The US market closed lower on Wednesday, after the Federal Reserve left open the chance of an interest-rate hike as early as June, in a statement following its two-day policy meeting. The Federal Reserve expects the economy will grow at a moderate pace despite the weak first quarter, keeping its options open for the timing of its first interest rate hike since 2006. Although growth in output and employment slowed during the first quarter, the committee continues to expect that, with appropriate policy accommodation, economic activity will expand at a moderate pace, with labor market indicators continuing to move toward levels the committee judges consistent with its dual mandate. The Fed noted for the first time that non-energy imports were keeping inflation below its 2% annual target, a veiled reference to the impact of the strong dollar. The Fed statement is consistent with Fed Chairwoman Janet Yellen’s stated intention to be data-dependent in deciding when to raise interest rates and make that decision on a meeting-by-meeting basis. Fed officials added that they want to see further improvement in the labor market and have confidence that low inflation is stabilizing before they raise rates.

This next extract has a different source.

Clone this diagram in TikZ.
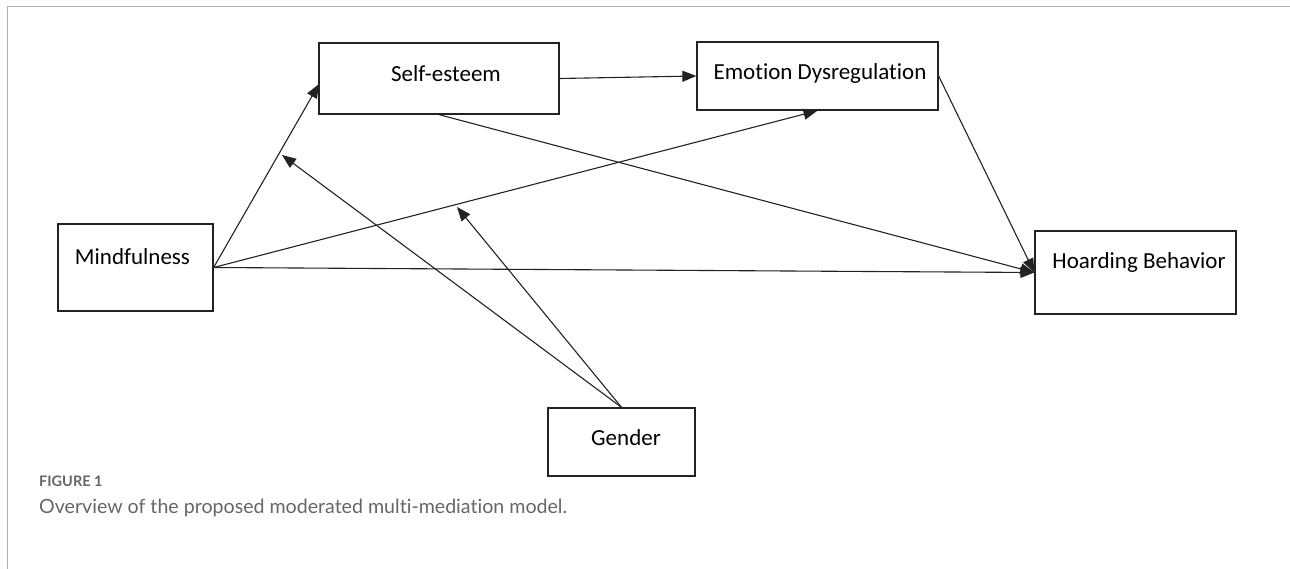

On the economy front, the nation’s economic growth slowed to a crawl in the first quarter, a period marked by severe weather, a soaring dollar that curbed American exports and a steep drop in investment by US energy companies after oil prices tanked. Gross domestic product expanded by a meager 0.2% annual pace. By contrast, the economy grew at a 2.2% rate in the final three months of 2014. For the most part, consumers continued to spend at modest clip to keep the economy afloat, helped by a sharp drop in inflation that stretched their dollars a little further. Outlays rose 1.9%, down from an unsustainable 4.4% in the prior quarter but just several ticks below the average gain since a US recovery began in mid-2009.
However, a gauge of pending home sales increased in March for the third consecutive month, hitting the highest level since June 2013, signaling that upcoming deals could pick up. The index from the National Association of Realtors reached a seasonally adjusted 108.6 in March, up 1.1% from 107.4 in February.
The Dow Jones Industrial Average lost 74.61 points or 0.41 percent to 18,035.53, Nasdaq was down by 31.78 points or 0.63 percent to 5,023.64 while, S&P 500 was lower by 7.91 points or 0.37 percent to 2,106.85.
The Indian ADRs closed mostly in red on Wednesday; Dr. Reddy’s Lab was down 0.66%, Tata Motors was down by 0.64% and Infosys was down by 0.13%. On the other hand, Wipro was up 0.05% and ICICI Bank was up 0.01%.